As I would drift off to sleep, I loved imagining all the generations before me who had fallen asleep under the same blanket. I loved considering all the skill, creativity and hours that had been invested in creating it. I wondered what had inspired the floral pattern. Was it a pattern my great, great grandmother had designed herself, or had she admired it somewhere and replicated it? Either way, I felt connected to the blanket. My great grandmother, who I was fortunate to know and remember, had slept under it as a child. So had my grandmother. And my mother. It was part of our family story.
I was convinced – and still am – that the blanket is perfect. But technically, it isn’t. At some point in its history, the blanket developed a hole. The hole is somewhere between the size of a nickel and a quarter. Given that the blanket is large enough to cover a modern queen-size bed, it’s not a large hole. But it is noticeable, because the hole was repaired with gold thread.
No one in the family knows when it was repaired, or who did the work. I’ve always assumed that my great, great grandmother herself did not repair it. The rest of her work is so precise that I can’t see her using gold thread to fix a hole in a sea of blue. No, someone else repaired the blanket. I’ll never know for sure, but when I put on my Hercule Poirot detective hat I conclude that whoever did the repair just saw a hole. Fixing the hole was more important than the integrity of the design.
And yet I love the random spot of gold. Years after I first started sleeping under the blanket, I learned about the Japanese practice known as kintsugi. It translates roughly as “golden repair,” and it’s a technique for repairing damaged artwork, such as ceramics or pottery. The technique involves mixing powdered precious metals (usually gold, but sometimes silver or platinum) with lacquer. The end result doesn’t disguise the flaw – it highlights it.

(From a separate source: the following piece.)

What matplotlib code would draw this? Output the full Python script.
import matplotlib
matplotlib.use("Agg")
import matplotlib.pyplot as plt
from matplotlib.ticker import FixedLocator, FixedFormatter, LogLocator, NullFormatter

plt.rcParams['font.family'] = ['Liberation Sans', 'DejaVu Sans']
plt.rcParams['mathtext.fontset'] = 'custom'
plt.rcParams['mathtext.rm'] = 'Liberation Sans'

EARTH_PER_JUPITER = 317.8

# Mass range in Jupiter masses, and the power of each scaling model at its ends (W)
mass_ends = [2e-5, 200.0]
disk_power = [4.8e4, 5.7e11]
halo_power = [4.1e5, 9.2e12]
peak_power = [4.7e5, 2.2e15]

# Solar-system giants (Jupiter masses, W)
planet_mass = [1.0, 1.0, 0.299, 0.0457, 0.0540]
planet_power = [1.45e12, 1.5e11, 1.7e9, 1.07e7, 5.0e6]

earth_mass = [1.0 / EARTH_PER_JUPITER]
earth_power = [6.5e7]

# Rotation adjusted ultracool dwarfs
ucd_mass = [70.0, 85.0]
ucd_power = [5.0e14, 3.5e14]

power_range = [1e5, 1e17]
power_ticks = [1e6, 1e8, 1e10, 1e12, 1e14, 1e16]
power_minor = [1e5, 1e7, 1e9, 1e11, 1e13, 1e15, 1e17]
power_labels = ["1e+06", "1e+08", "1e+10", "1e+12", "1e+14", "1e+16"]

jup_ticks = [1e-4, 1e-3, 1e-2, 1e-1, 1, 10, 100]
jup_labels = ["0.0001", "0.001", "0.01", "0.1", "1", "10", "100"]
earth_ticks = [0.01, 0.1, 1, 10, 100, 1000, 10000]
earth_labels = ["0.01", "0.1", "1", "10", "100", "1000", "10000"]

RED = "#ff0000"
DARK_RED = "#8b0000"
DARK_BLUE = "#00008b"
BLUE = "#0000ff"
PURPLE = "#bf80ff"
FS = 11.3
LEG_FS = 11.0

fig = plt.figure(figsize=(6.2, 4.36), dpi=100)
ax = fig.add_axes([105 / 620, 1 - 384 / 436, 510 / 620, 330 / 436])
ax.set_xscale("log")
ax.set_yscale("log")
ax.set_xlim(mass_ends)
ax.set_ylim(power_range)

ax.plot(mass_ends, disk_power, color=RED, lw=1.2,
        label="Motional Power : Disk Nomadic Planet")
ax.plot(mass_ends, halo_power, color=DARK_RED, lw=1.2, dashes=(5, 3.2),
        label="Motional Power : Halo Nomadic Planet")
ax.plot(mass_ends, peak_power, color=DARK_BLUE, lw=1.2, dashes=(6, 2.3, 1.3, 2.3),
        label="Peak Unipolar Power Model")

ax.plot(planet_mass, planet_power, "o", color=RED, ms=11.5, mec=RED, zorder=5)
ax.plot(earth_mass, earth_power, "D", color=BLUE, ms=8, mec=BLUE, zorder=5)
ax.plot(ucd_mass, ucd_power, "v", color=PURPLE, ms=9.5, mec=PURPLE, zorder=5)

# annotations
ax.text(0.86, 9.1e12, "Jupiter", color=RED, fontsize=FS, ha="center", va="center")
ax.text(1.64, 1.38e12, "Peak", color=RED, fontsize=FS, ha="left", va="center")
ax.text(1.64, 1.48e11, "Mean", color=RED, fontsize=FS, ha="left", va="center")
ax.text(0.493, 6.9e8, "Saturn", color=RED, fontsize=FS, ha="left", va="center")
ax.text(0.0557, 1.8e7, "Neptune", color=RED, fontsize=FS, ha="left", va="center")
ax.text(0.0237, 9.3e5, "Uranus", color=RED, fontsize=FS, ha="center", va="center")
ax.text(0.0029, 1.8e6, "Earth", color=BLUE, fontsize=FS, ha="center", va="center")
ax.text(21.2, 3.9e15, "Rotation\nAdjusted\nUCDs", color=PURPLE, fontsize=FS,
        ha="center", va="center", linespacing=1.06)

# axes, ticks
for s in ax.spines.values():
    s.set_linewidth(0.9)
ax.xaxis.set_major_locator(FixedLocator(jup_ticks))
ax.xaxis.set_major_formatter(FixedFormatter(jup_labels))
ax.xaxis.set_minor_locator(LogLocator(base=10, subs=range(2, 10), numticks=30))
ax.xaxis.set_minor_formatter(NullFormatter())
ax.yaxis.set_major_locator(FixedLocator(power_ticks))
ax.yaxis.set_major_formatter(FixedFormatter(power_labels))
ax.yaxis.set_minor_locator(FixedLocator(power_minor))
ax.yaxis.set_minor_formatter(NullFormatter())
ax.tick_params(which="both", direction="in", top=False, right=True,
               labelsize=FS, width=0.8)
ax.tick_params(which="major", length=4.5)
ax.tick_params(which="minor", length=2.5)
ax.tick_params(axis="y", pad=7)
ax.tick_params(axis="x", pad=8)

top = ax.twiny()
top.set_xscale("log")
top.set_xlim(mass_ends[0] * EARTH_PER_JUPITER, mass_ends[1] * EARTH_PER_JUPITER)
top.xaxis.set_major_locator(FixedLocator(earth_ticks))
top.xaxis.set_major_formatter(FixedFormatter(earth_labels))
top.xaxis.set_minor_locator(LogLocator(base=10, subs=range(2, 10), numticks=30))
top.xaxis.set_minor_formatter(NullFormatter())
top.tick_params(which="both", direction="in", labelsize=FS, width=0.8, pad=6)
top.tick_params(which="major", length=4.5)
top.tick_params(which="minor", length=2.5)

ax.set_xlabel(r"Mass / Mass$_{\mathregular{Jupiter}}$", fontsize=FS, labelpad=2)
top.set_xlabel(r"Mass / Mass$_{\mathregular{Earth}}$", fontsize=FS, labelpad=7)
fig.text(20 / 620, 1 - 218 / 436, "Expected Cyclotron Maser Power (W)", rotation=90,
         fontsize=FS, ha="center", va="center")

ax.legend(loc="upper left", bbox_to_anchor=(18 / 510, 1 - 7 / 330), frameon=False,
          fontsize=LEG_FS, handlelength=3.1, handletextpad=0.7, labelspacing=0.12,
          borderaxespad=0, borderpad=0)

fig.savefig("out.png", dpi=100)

The thought behind kintsugi is profound. The idea is to turn the object’s imperfections into a part of its beauty and history. Kintsugi aligns with the Japanese aesthetic philosophy of wabi-sabi, which finds beauty in imperfection, impermanence and the incomplete. The flaws are seen as part of the object’s life story, adding to its character. Kintsugi also embodies a deeper philosophical message about resilience and transformation. It suggests that there is beauty in healing, which can make an object even more valuable.
I’m quite confident that any connection between the gold thread in the blanket and kintsugi is nothing more than coincidence. And yet. Although I couldn’t have articulated why, even as a child I thought the small spot of gold added to the blanket. It enlarged the story. When I did learn about kintsugi, I was especially moved that it honors resilience. It was that that I really sought to understand what the family had suffered in the Civil War, which devastated their corner of the Shenandoah Valley.

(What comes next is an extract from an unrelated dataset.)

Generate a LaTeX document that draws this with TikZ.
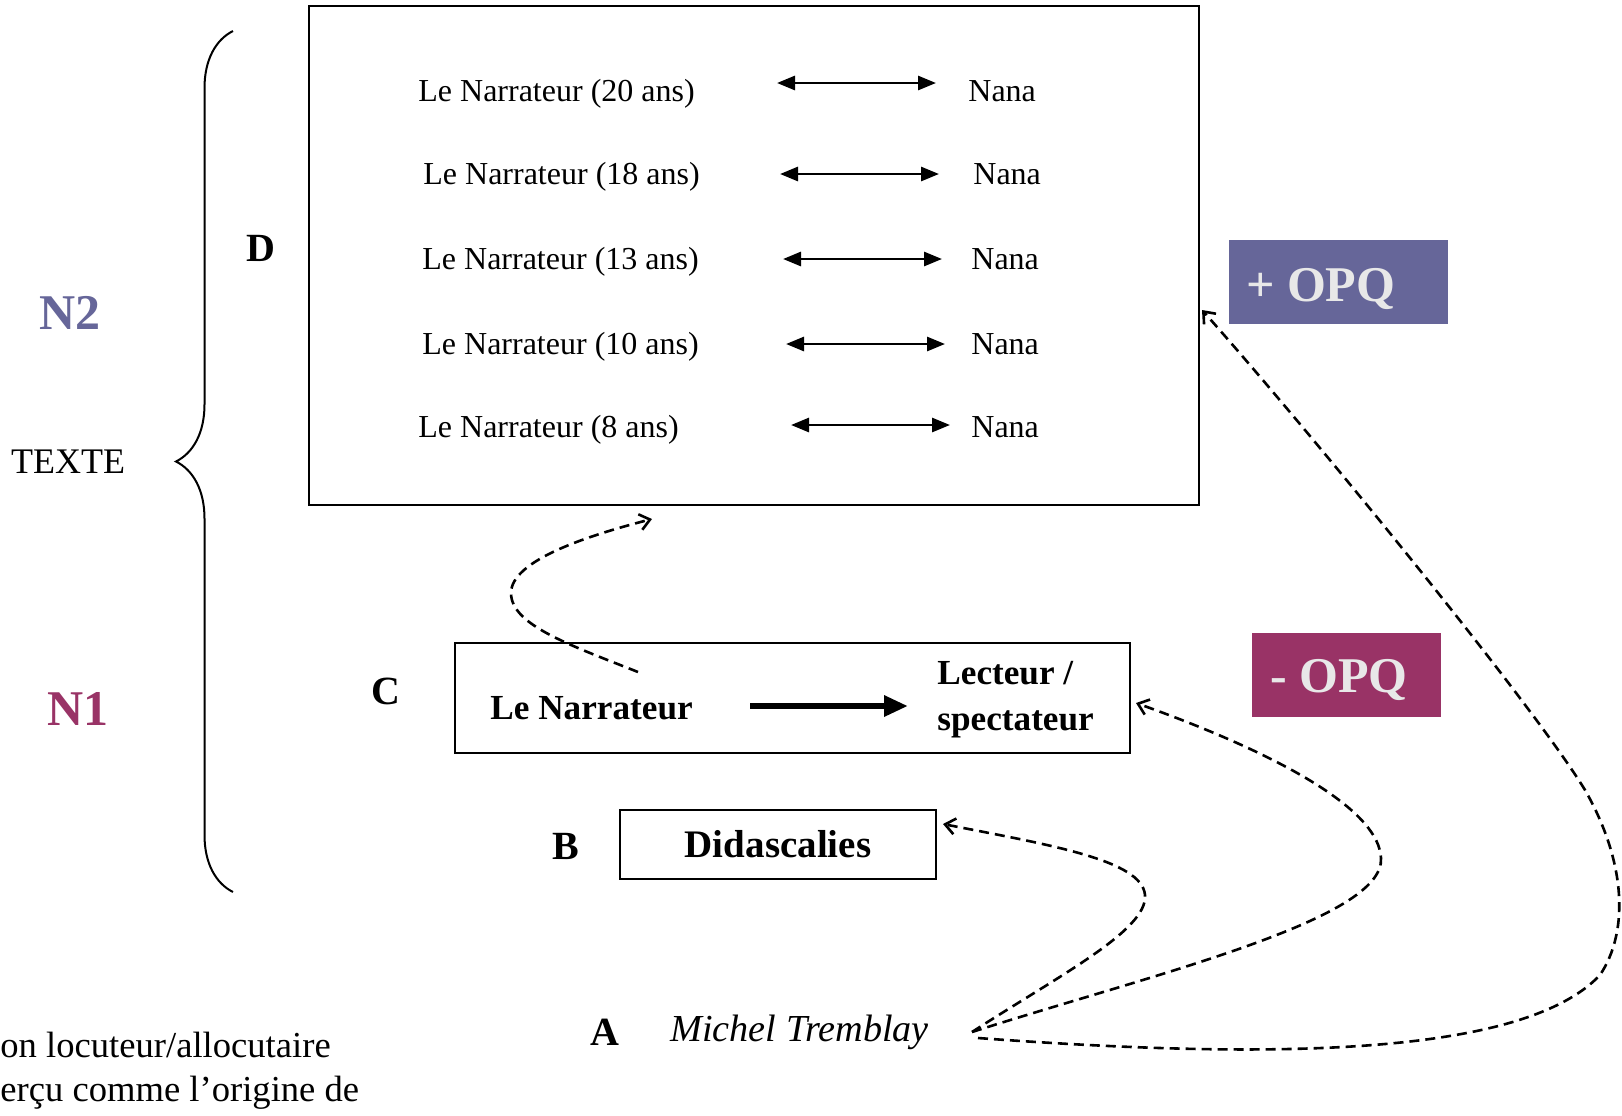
\documentclass[tikz,border=0pt]{standalone}
\usepackage{fontspec}
\setmainfont{Liberation Serif}
\usetikzlibrary{arrows.meta,decorations.pathreplacing,positioning}

\definecolor{nplus}{HTML}{666699}
\definecolor{nminus}{HTML}{993366}
\definecolor{opqtext}{HTML}{E8E8E8}

\tikzset{
  box/.style={draw, line width=1pt, inner sep=0pt},
  row/.style={font=\fontsize{16}{19}\selectfont, inner sep=0pt},
  bigbf/.style={font=\fontsize{19.5}{23}\selectfont\bfseries, inner sep=0pt},
  midbf/.style={font=\fontsize{17.6}{23}\selectfont\bfseries, inner sep=0pt},
  tag/.style={font=\fontsize{20}{22}\selectfont\bfseries, inner sep=0pt},
  level/.style={font=\fontsize{25}{28}\selectfont\bfseries, inner sep=0pt},
  opq/.style={fill, minimum height=42pt, inner sep=0pt},
  opqtxt/.style={font=\fontsize{25}{28}\selectfont\bfseries, text=opqtext, inner sep=0pt},
  body/.style={font=\fontsize{18.3}{20}\selectfont, inner sep=0pt},
  talk/.style={line width=1.4pt, {Triangle[length=9pt,width=7pt]}-{Triangle[length=9pt,width=7pt]}},
  link/.style={dash pattern=on 5pt off 3pt, line width=1.3pt, -{Straight Barb[length=5pt,width=8pt]}}
}

\begin{document}
\begin{tikzpicture}[x=0.5pt, y=-0.5pt]
\useasboundingbox (0,0) rectangle (1622,1115);

% boxes
\node[box, minimum width=445pt, minimum height=249.5pt] (boxD) at (754,255.5) {};
\node[box, minimum width=337.5pt, minimum height=55pt] (boxC) at (792.5,698) {};
\node[box, bigbf, minimum width=158pt, minimum height=34.5pt] (boxB) at (778,844.5) {Didascalies};

% rows in box D
\foreach \age/\y/\ay/\lx/\ax/\nx in {20/91/83/418/0/968, 18/174/174/423/3/973, 13/259/259/422/6/971, 10/344/344/422/9/971, 8/427/425/418/14/971}{
  \node[row, anchor=west] (nar\age) at (\lx,\y+3) {Le Narrateur (\age\ ans)};
  \node[row, anchor=west] (nana\age) at (\nx,\y) {Nana};
  \coordinate (l\age) at (777+\ax,\ay);
  \coordinate (r\age) at (936+\ax,\ay);
  \draw[talk] (l\age) -- (r\age);
}

% levels and brace
\node[level, text=nplus] (n2) at (70,313) {N2};
\node[font=\fontsize{18}{20}\selectfont, inner sep=0pt] (texte) at (68,462) {TEXTE};
\node[level, text=nminus] (n1) at (78,709) {N1};
\coordinate (braceB) at (233,892);
\coordinate (braceT) at (233,31);
\draw[line width=1pt, decorate, decoration={brace, amplitude=28.5pt}] (braceB) -- (braceT);

% letters
\node[tag] (tagD) at (261,248) {D};
\node[tag] (tagC) at (386,691) {C};
\node[tag] (tagB) at (566,846) {B};
\node[tag] (tagA) at (605,1032) {A};
\node[font=\fontsize{19.1}{22}\selectfont\itshape, inner sep=0pt, anchor=west] (mt) at (670,1032) {Michel Tremblay};

% box C
\node[midbf, anchor=west] (narC) at (490,708) {Le Narrateur};
\node[midbf, anchor=west, align=left] (lect) at (937,700) {Lecteur /\\spectateur};
\coordinate (thS) at (750,706);
\coordinate (thE) at (908,706);
\draw[line width=3pt, -{Triangle[length=12pt,width=10pt]}] (thS) -- (thE);

% OPQ
\node[opq, fill=nplus, minimum width=109.5pt] (plus) at (1338.5,282) {};
\node[opqtxt, anchor=west] (plustxt) at ([xshift=8.5pt,yshift=-3.5pt]plus.west) {+ OPQ};
\node[opq, fill=nminus, minimum width=94.5pt] (minus) at (1346.5,675) {};
\node[opqtxt, anchor=west] (minustxt) at ([xshift=9pt,yshift=-2.5pt]minus.west) {- OPQ};

% cut text
\node[body, anchor=west] (tail1) at (0,1045) {on locuteur/allocutaire};
\node[body, anchor=west] (tail2) at (0,1093) {erçu comme l’origine de};

% dashed links
\coordinate (srcN) at (638,672);
\coordinate (dstD) at (652,519);
\draw[link] (srcN) .. controls (570,645) and (511,625) .. (511,593) .. controls (511,560) and (590,535) .. (dstD);
\coordinate (srcA) at (972,1032);
\coordinate (srcA2) at (978,1038);
\coordinate (dstB) at (943,824);
\coordinate (dstC) at (1136,703);
\coordinate (dstE) at (1202,310);
\draw[link] (srcA) .. controls (1060,975) and (1148,930) .. (1145,895) .. controls (1142,860) and (1050,845) .. (dstB);
\draw[link] (srcA) .. controls (1150,975) and (1385,920) .. (1381,858) .. controls (1378,800) and (1240,740) .. (dstC);
\draw[link] (srcA2) .. controls (1250,1058) and (1520,1060) .. (1600,975) .. controls (1630,930) and (1625,860) .. (1585,790) .. controls (1530,700) and (1300,420) .. (dstE);

\end{tikzpicture}
\end{document}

I’m not sure what it says about how my brain works that recently I’ve been thinking about all this – the blanket, kintsugi, the Civil War – as I’ve been reading about recent decisions to remove some books from libraries. All our individual stories, the nation’s story, the human story, are flawed. We are, at best, imperfect. Sometimes we are ruthless and cruel. But we are also resilient and we learn and we become better. We are a work in progress.
Personally, I don’t know how we can understand or appreciate that without knowing our whole story. To me, there will always be books in the library that are spots of gold thread: Conspicuous reminders of uncomfortable truths, but essential parts of our story.
Without them, we’re just left with holes.